Les artistes ont tous leur part d'ombre. du fond de laquelle
ils vont puiser cette limpidité que fait jaillir leur inspiration. le talent
consistant à abreuver les autres à cette source confidentielle. Berthe Morisot,
artiste secrète s'il en est, n'exprimait jamais mieux ses intentions que dans
sa peinture. Surement pas dans le bavardage, défaut bien féminin dont elle a
été préservée selon Dominique Bona. Son art dévoilait à son entourage ce qu'en
femme introvertie son cœur n'exprimait qu'avec circonspection.
Elle avait en son temps le double handicap d'être une
artiste avant-gardiste dans un courant pictural, l'impressionnisme, qu'il était
tout autant, et d'être une femme. Au XIXème siècle la femme était vouée à la
frivolité et n'existait que lorsqu'elles devenaient mère de ses enfants. Berthe
Morisot n'a pas dévié du chemin qu'elle s'était tracé. Elle a voulu être femme
pour elle-même, et ne séduire que par son art. Exprimer ainsi ce que sa nature
profonde ne savait dire qu'au bout de ses pinceaux. Femme et artiste au XIXème
siècle, deux raisons de disparaître qui lui ont donné deux raisons d'exister.
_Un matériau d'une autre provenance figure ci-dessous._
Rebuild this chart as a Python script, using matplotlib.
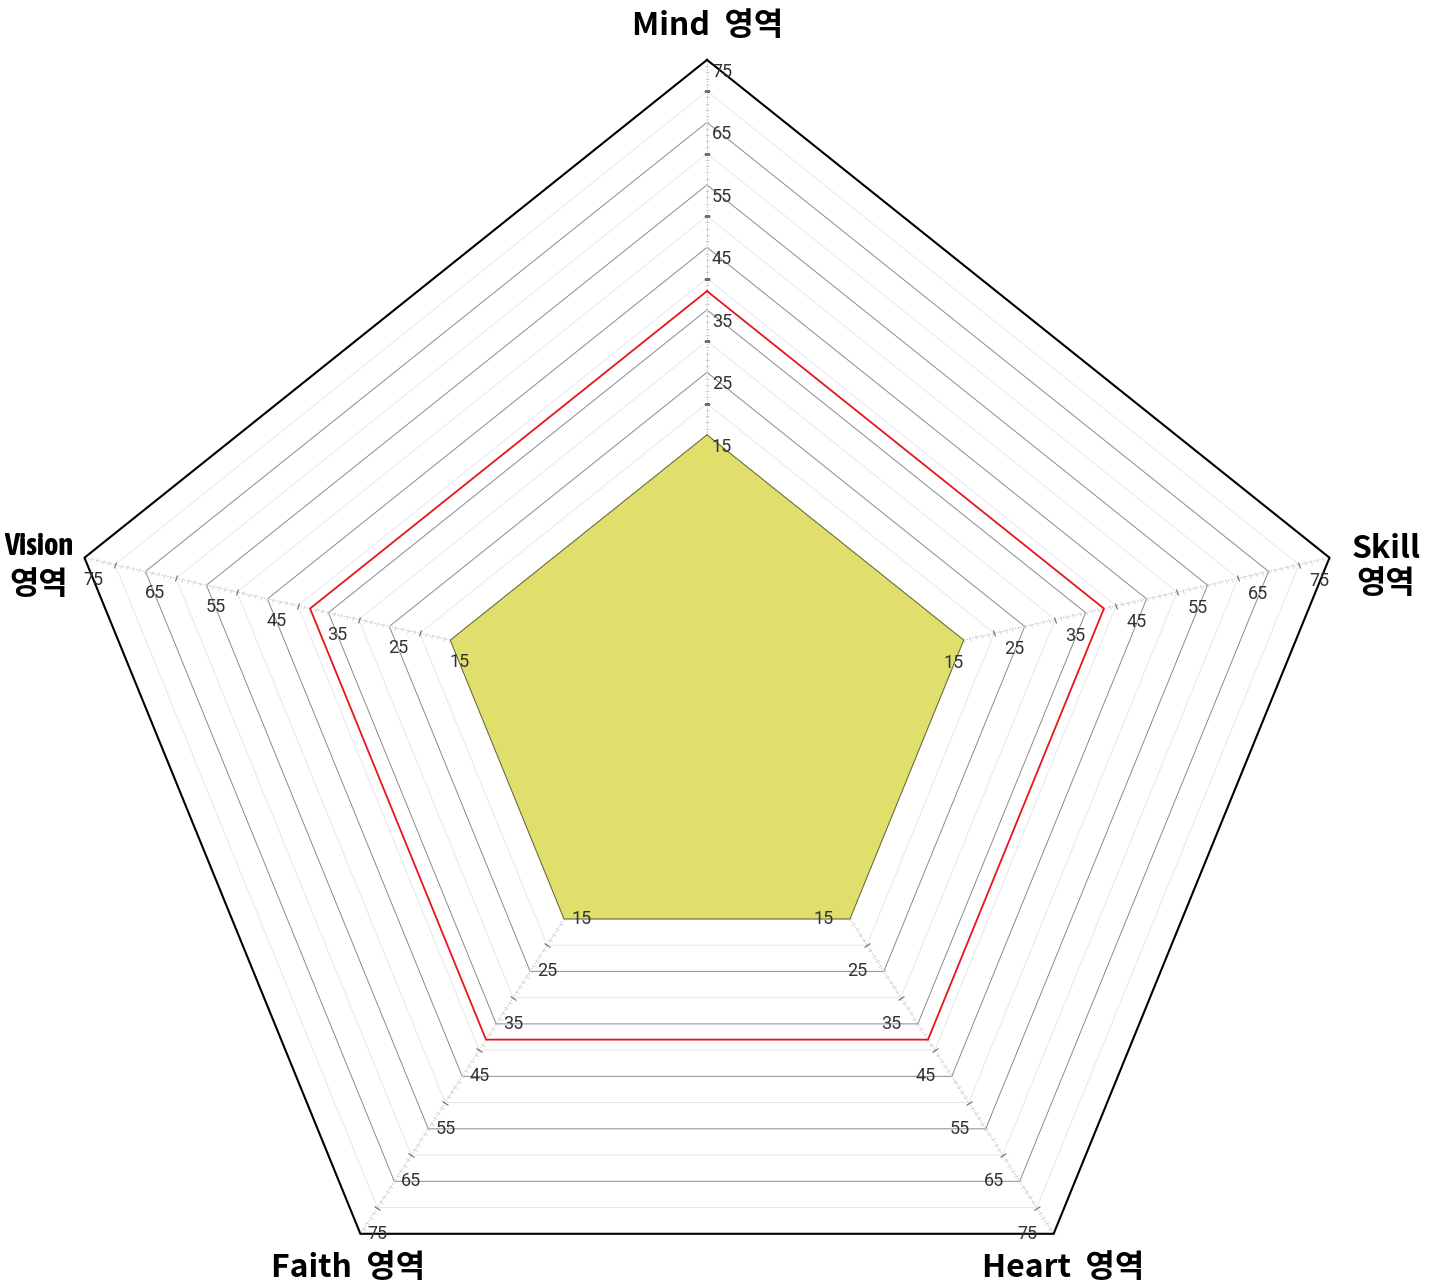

Le mot mystérieux est celui qui revient le plus souvent dans
les pages de Dominique Bona à l'écriture très agréable. Berthe Morisot
augmentait le mystère du féminin d'un autre, celui de l'observatrice taciturne
du monde qui l'avait vu naître et avec lequel elle ne communiquait bien qu'avec
son art. Les confidents en paroles et en écrits étaient rares à cette femme
dont le détachement aux choses du monde pouvait paraître froideur : sa sœur Edma,
le poète Mallarmé, sa fille Julie. La femme inspirée par une muse qu'elle
partageait sans doute avec celui qui l'a le mieux figée sur la toile, Edouard
Manet, n'aura de cesse de vouloir s'en démarquer, se singulariser, mettant en
œuvre une « peinture tantôt aérienne, tantôt aquatique, qui ne tient à la
terre que par un fil. » le réalisme a vécu, Berthe Morisot veut peindre le
mouvement, donne du flou au trait et ouvre la porte à l'abstrait.
C'est avec une grande acuité et une forme de communion que
Dominique Bona scrute ce regard et tente de découvrir qui était la femme
dissimulée derrière l'artiste ô combien prolifique. Elle avait fait métier de
sa passion. Dans la chaleur énigmatique de ce regard merveilleusement restituée
par Edouard Manet, elle cherche les reflets dorés qui dévoileront le secret de
la femme en noir, sous-titre de son ouvrage, au regard tout aussi noir tourné
vers son intérieur, dans une pudeur ténébreuse et fière. Superbe biographie
d'une artiste dont Manet vantera la « beauté du diable », énigmatique sans
doute parce que de sa personne émanait tous les antagonismes, chaleur du
regard-froideur au contact, incommodant à qui aurait voulu lire à livre ouvert
dans un visage fermé à la lecture des émotions.
Cette biographie de Dominique Bona n'en est pas une de plus.
Elle en est une autre. Une approche différente d'un personnage par sa
sensibilité et non pas par la chronologie des événements de sa vie. Une femme
cherche à en comprendre une autre dans son époque, son environnement affectif,
son obsession de peindre. Un travail de documentation fouillé autant que le
regard est sondé pour décoder un personnage plus cérébral que sensuel. Beau
document qui établit un rapport entre femmes, une autrice et son sujet, artiste
à qui sans doute le bonheur a toujours échappé dans le douloureux
accomplissement de la femme-artiste.